Tally the lines in the listing below that include "page". Answer with the count and nothing more.
## begin
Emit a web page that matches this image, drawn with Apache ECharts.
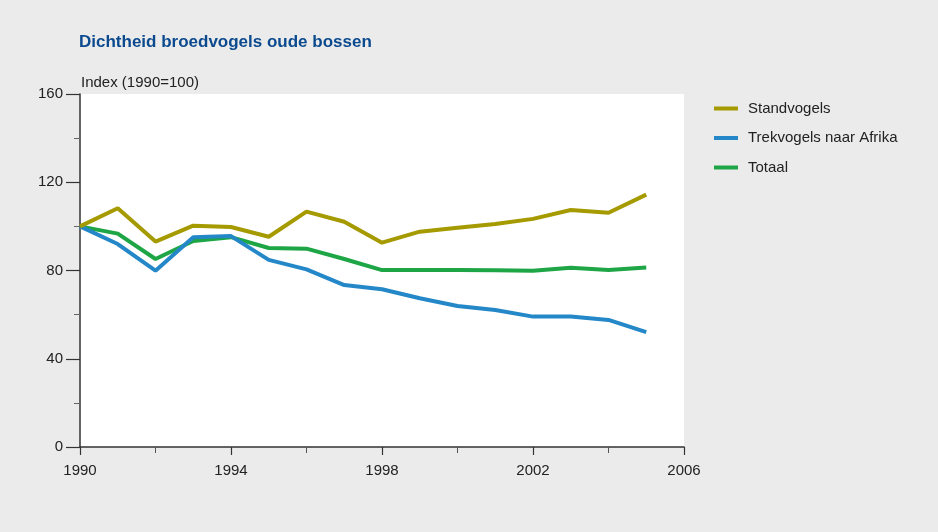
<!DOCTYPE html>
<html>
<head>
<meta charset="utf-8">
<script src="https://cdn.jsdelivr.net/npm/echarts@6/dist/echarts.min.js"></script>
<style>
  html, body { margin: 0; padding: 0; background: #ebebeb; }
  #chart { width: 938px; height: 532px; }
</style>
</head>
<body>
<div id="chart"></div>
<script>
// Index of breeding bird density in old forests (1990 = 100)
const years = [1990, 1991, 1992, 1993, 1994, 1995, 1996, 1997, 1998, 1999, 2000, 2001, 2002, 2003, 2004, 2005];
const standvogels = [100, 108.2, 93.1, 100.3, 99.7, 95.3, 106.7, 102.1, 92.6, 97.6, 99.4, 101.1, 103.4, 107.4, 106.2, 114.4];
const trekvogels = [100, 92.0, 79.9, 95.1, 95.6, 84.8, 80.5, 73.4, 71.5, 67.4, 63.9, 62.1, 59.1, 59.1, 57.6, 52.1];
const totaal = [100, 96.7, 85.2, 93.4, 95.1, 90.2, 89.9, 85.2, 80.2, 80.2, 80.2, 80.1, 79.9, 81.3, 80.2, 81.4];

const seriesNames = ['Standvogels', 'Trekvogels naar Afrika', 'Totaal'];
const seriesColors = ['#a59a00', '#2488c8', '#1ea646'];
const seriesData = [standvogels, trekvogels, totaal];

const font = '"Liberation Sans", Arial, sans-serif';
const chart = echarts.init(document.getElementById('chart'));

chart.setOption({
  backgroundColor: '#ebebeb',
  animation: false,
  title: {
    text: 'Dichtheid broedvogels oude bossen',
    left: 79,
    top: 34,
    padding: 0,
    textStyle: { fontFamily: font, fontSize: 17, fontWeight: 'bold', color: '#0b4a8e' }
  },
  legend: {
    orient: 'vertical',
    left: 714,
    top: 100,
    padding: 0,
    itemWidth: 24,
    itemHeight: 4,
    itemGap: 12.5,
    icon: 'rect',
    textStyle: { fontFamily: font, fontSize: 15, color: '#222', lineHeight: 17, padding: [0, 0, 0, 5] },
    data: seriesNames
  },
  grid: { left: 80, top: 94, right: 254, bottom: 85, show: true, backgroundColor: '#ffffff', borderWidth: 0 },
  xAxis: {
    type: 'value',
    min: 1990,
    max: 2006,
    interval: 4,
    axisLine: { lineStyle: { color: '#333', width: 1.5 } },
    axisTick: { show: true, length: 8, lineStyle: { color: '#333', width: 1.2 } },
    minorTick: { show: true, splitNumber: 2, length: 6, lineStyle: { color: '#555', width: 1 } },
    splitLine: { show: false },
    axisLabel: { fontFamily: font, fontSize: 15, color: '#222', margin: 16, formatter: v => String(v) }
  },
  yAxis: {
    type: 'value',
    min: 0,
    max: 160,
    interval: 40,
    name: 'Index (1990=100)',
    nameLocation: 'end',
    nameGap: 4,
    nameTextStyle: { fontFamily: font, fontSize: 15, color: '#222', align: 'left', padding: [0, 0, 0, 1] },
    axisLine: { show: true, lineStyle: { color: '#333', width: 1.5 } },
    axisTick: { show: true, length: 14, lineStyle: { color: '#333', width: 1.2 } },
    minorTick: { show: true, splitNumber: 2, length: 6, lineStyle: { color: '#666', width: 1 } },
    splitLine: { show: false },
    axisLabel: { fontFamily: font, fontSize: 15, color: '#222', margin: 17 }
  },
  series: seriesNames.map((name, i) => ({
    name: name,
    type: 'line',
    data: years.map((y, j) => [y, seriesData[i][j]]),
    symbol: 'none',
    color: seriesColors[i],
    lineStyle: { width: 4, color: seriesColors[i] },
    z: 3 - i
  }))
});
</script>
</body>
</html>
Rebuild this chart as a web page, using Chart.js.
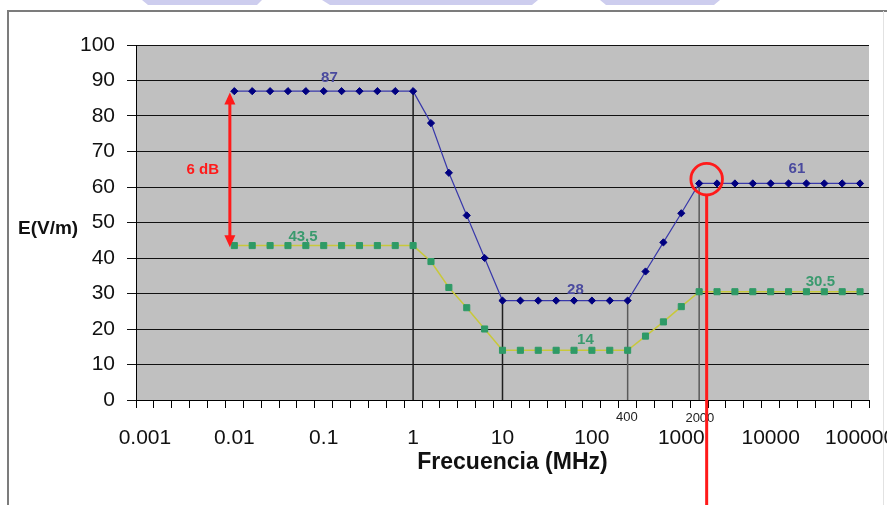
<!DOCTYPE html>
<html><head><meta charset="utf-8">
<script src="https://cdn.jsdelivr.net/npm/chart.js@4.4.1/dist/chart.umd.min.js"></script>
<style>html,body{margin:0;padding:0;background:#fff;overflow:hidden}#wrap{position:relative;width:887px;height:505px}</style>
</head><body><div id="wrap"><canvas id="c" width="887" height="505"></canvas></div>
<script>
// ---- DATA ----
const categories = ['0.001','0.0016','0.0025','0.004','0.0063',
  '0.01','0.016','0.025','0.04','0.063',
  '0.1','0.16','0.25','0.4','0.63',
  '1','1.6','2.5','4','6.3',
  '10','16','25','40','63',
  '100','160','250','400','630',
  '1000','1600','2500','4000','6300',
  '10000','16000','25000','40000','63000','100000'];
const tickLabels = ['0.001','0.01','0.1','1','10','100','1000','10000','100000'];
const upperLimit = [null,null,null,null,null,
  87,87,87,87,87,
  87,87,87,87,87,
  87,78,64,52,40,
  28,28,28,28,28,
  28,28,28,36.2,44.4,
  52.6,61,61,61,61,
  61,61,61,61,61,61];
const lowerLimit = [null,null,null,null,null,
  43.5,43.5,43.5,43.5,43.5,
  43.5,43.5,43.5,43.5,43.5,
  43.5,39,31.7,26,20,
  14,14,14,14,14,
  14,14,14,18,22,
  26.3,30.5,30.5,30.5,30.5,
  30.5,30.5,30.5,30.5,30.5,30.5];
const dropCats = ['1','10','250','1600'];
const dropTops = [87,28,28,61];
const yTicks = {min:0, max:100, step:10};
const valueLabels = [
  {t:'87', x:10.32, y:90.7, c:'#4a4a9e'},
  {t:'43,5', x:8.84, y:45.9, c:'#3a9a6e'},
  {t:'28', x:24.08, y:31.0, c:'#4a4a9e'},
  {t:'14', x:24.64, y:16.9, c:'#3a9a6e'},
  {t:'61', x:36.47, y:65.1, c:'#4a4a9e'},
  {t:'30.5', x:37.78, y:33.2, c:'#3a9a6e'}
];
const freqMarks = [{t:'400', x:26.96, y:-4.8},{t:'2000', x:31.04, y:-5.1}];
const dbNote = {t:'6 dB', x:3.24, y:64.8};
const arrowSpan = {x:4.75, top:86.6, bottom:43.0};
const circleMark = {x:31.42, y:62.2};

// ---- CHART ----
const FONT = '"Liberation Sans", Arial, sans-serif';
const datasets = [
  {label:'upper', data:upperLimit, borderColor:'#3838aa', borderWidth:1.2, pointStyle:'rectRot',
   pointRadius:3.6, pointBackgroundColor:'#000080', pointBorderColor:'#000080', pointBorderWidth:1, spanGaps:false},
  {label:'lower', data:lowerLimit, borderColor:'#c8c83a', borderWidth:1.5, pointStyle:'rect',
   pointRadius:4.3, pointBackgroundColor:'#2e9a66', pointBorderColor:'#2e9a66', pointBorderWidth:1}
];
dropCats.forEach((c,i)=>{
  datasets.push({label:'drop'+i, data:[{x:c,y:dropTops[i]},{x:c,y:0}],
    borderColor: i<2 ? '#1e1e1e' : '#5a5a5a', borderWidth:1.5, pointRadius:0});
});

const deco = {
  id:'deco',
  beforeDraw(chart){
    const ctx = chart.ctx, a = chart.chartArea;
    ctx.save();
    ctx.fillStyle = '#cdcdee';
    [[142,262,148,257],[322,538,330,532],[600,720,606,714]].forEach(p=>{
      ctx.beginPath(); ctx.moveTo(p[0],0); ctx.lineTo(p[1],0); ctx.lineTo(p[3],5); ctx.lineTo(p[2],5); ctx.closePath(); ctx.fill();
    });
    ctx.strokeStyle = '#7c7c7c'; ctx.lineWidth = 2;
    ctx.beginPath(); ctx.moveTo(8,505); ctx.lineTo(8,11); ctx.lineTo(887,11); ctx.stroke();
    ctx.strokeStyle = '#e2e2e2'; ctx.lineWidth = 1;
    ctx.beginPath(); ctx.moveTo(883.5,11); ctx.lineTo(883.5,505); ctx.stroke();
    ctx.fillStyle = '#c0c0c0';
    ctx.fillRect(a.left, a.top, a.right-a.left, a.bottom-a.top);
    ctx.restore();
  },
  afterDraw(chart){
    const ctx = chart.ctx, xs = chart.scales.x, ys = chart.scales.y;
    ctx.save();
    ctx.textAlign = 'center'; ctx.textBaseline = 'middle';
    ctx.font = 'bold 15px ' + FONT;
    valueLabels.forEach(l=>{ ctx.fillStyle = l.c; ctx.fillText(l.t, xs.getPixelForValue(l.x), ys.getPixelForValue(l.y)); });
    ctx.font = '13px ' + FONT; ctx.fillStyle = '#222';
    freqMarks.forEach(l=> ctx.fillText(l.t, xs.getPixelForValue(l.x), ys.getPixelForValue(l.y)));
    ctx.fillStyle = '#111';
    ctx.font = 'bold 23px ' + FONT;
    ctx.fillText('Frecuencia (MHz)', (xs.left+xs.right)/2 + 10, 463);
    ctx.font = 'bold 19px ' + FONT; ctx.textAlign = 'left';
    ctx.fillText('E(V/m)', 18, ys.getPixelForValue(48.3));
    ctx.fillStyle = '#ff1a1a'; ctx.strokeStyle = '#ff1a1a';
    ctx.textAlign = 'center'; ctx.font = 'bold 15px ' + FONT;
    ctx.fillText(dbNote.t, xs.getPixelForValue(dbNote.x), ys.getPixelForValue(dbNote.y));
    const ax = xs.getPixelForValue(arrowSpan.x), at = ys.getPixelForValue(arrowSpan.top), ab = ys.getPixelForValue(arrowSpan.bottom);
    ctx.lineWidth = 3;
    ctx.beginPath(); ctx.moveTo(ax, at+8); ctx.lineTo(ax, ab-8); ctx.stroke();
    ctx.beginPath(); ctx.moveTo(ax, at); ctx.lineTo(ax-5.5, at+12); ctx.lineTo(ax+5.5, at+12); ctx.closePath(); ctx.fill();
    ctx.beginPath(); ctx.moveTo(ax, ab); ctx.lineTo(ax-5.5, ab-12); ctx.lineTo(ax+5.5, ab-12); ctx.closePath(); ctx.fill();
    const cx = xs.getPixelForValue(circleMark.x), cy = ys.getPixelForValue(circleMark.y), r = 15.8;
    ctx.lineWidth = 2.8;
    ctx.beginPath(); ctx.arc(cx, cy, r, 0, Math.PI*2); ctx.stroke();
    ctx.lineWidth = 3;
    ctx.beginPath(); ctx.moveTo(cx, cy+r); ctx.lineTo(cx, chart.height); ctx.stroke();
    ctx.restore();
  }
};

new Chart(document.getElementById('c'), {
  type:'line',
  data:{labels:categories, datasets},
  options:{
    responsive:false, devicePixelRatio:1, animation:false,
    layout:{padding:{top:45, right:18, left:0, bottom:0}},
    plugins:{legend:{display:false}, tooltip:{enabled:false}},
    scales:{
      x:{type:'category', offset:true,
        grid:{offset:true, drawOnChartArea:false, drawTicks:true, tickLength:8, color:'#000', lineWidth:1},
        border:{display:true, color:'#000', width:1},
        ticks:{autoSkip:false, maxRotation:0, minRotation:0, padding:18, color:'#111',
          font:{family:FONT, size:21},
          callback:(v,i)=> tickLabels.includes(categories[i]) ? categories[i] : ''},
        afterFit(s){ s.height = 105; s.paddingLeft = 0; s.paddingRight = 0; }
      },
      y:{min:yTicks.min, max:yTicks.max,
        grid:{color:'#111', lineWidth:1, drawTicks:true, tickLength:9},
        border:{display:true, color:'#000', width:1},
        ticks:{stepSize:yTicks.step, padding:12, color:'#111', font:{family:FONT, size:21}},
        afterFit(s){ s.width = 136; s.paddingTop = 0; s.paddingBottom = 0; }
      }
    }
  },
  plugins:[deco]
});
</script></body></html>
## end
> _FULL OUTPUT_: 2